Your opening is your hook. It must be strong. The competition with television and movies demands that we show instead of tell. Give the reader something to see.
Avoid opening with a question. This is weak because it shows nothing and at the same time expresses a lack of knowledge on the part of the author, who is writing the story and therefore should have the answers. It also takes the writer out of the story to address the reader personally. It’s fine to set a question in the reader’s mind but do not ask one of him.
Use positive construction. The negative hints of the author’s character and overall vein of the work. Tell what happened, not what did not happen. “He did not find work,” is negative. “He failed to find work,” is positive. It tells what he did do: He failed.
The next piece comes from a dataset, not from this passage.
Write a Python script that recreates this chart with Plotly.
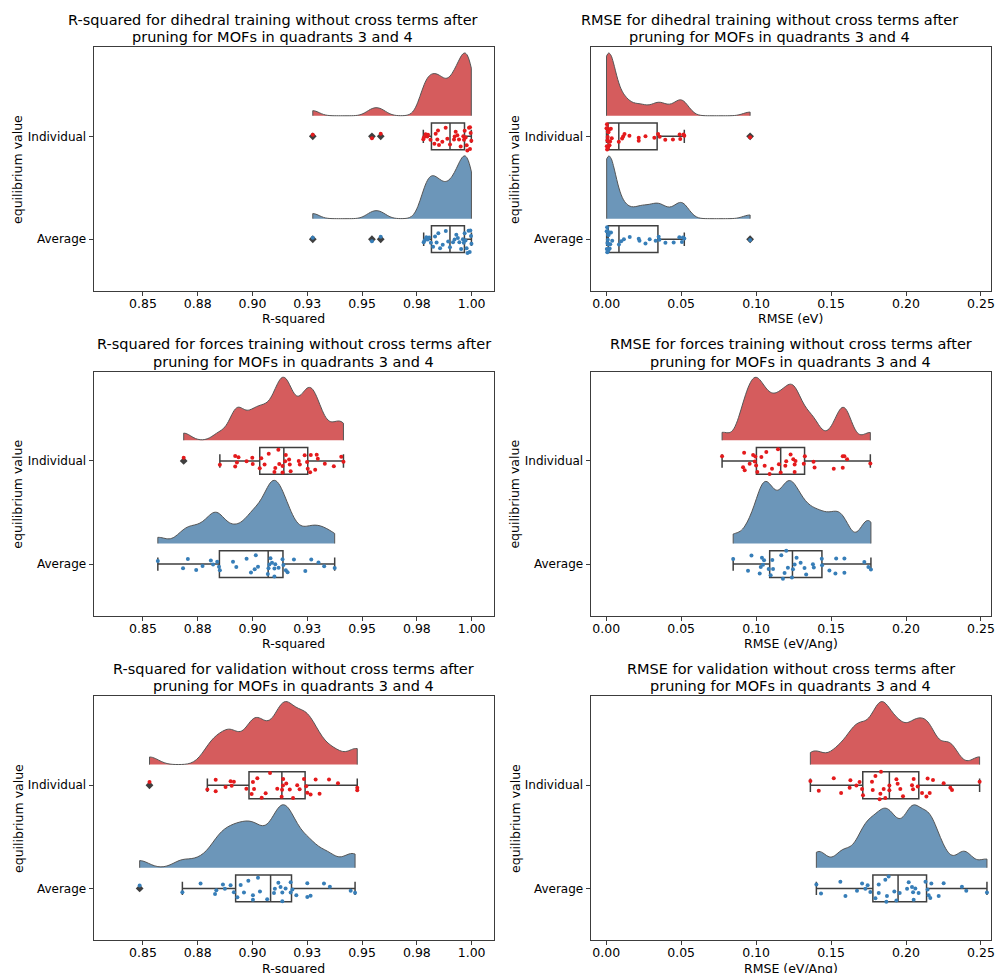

Provide tone of voice. If the character has not been introduced, a long sentence, or sentences, in introspection or dialogue, leaves the reader grasping for identity of the speaking or thinking character. Is it male or female, young or old?
Nothing is as strong as the declarative sentence backed by active verbs. “We hanged Eric Westhagen at sunset. I ordered the spinnaker halyard for his neck, a jib halyard to lift and drop him.” This shows almost all of the requirements for a beginning. Who: Eric and the skipper who is obviously the first person character. Other characters can follow though they are already suggested by the pronoun “we” and someone receiving orders. When: sunset, and since spinnakers are fairly modern they suggest recent time. Other equipment, radios, loran, etc. can nail it down later. Where: aboard a sailing yacht on open ocean. The vein is evident at once. There is a strong hint of the conflict.
Keep this in mind for openings of chapters and scenes that follow. They needn’t be that strong but avoid leaving a reader grasping for who, when, and where. Show rather than tell.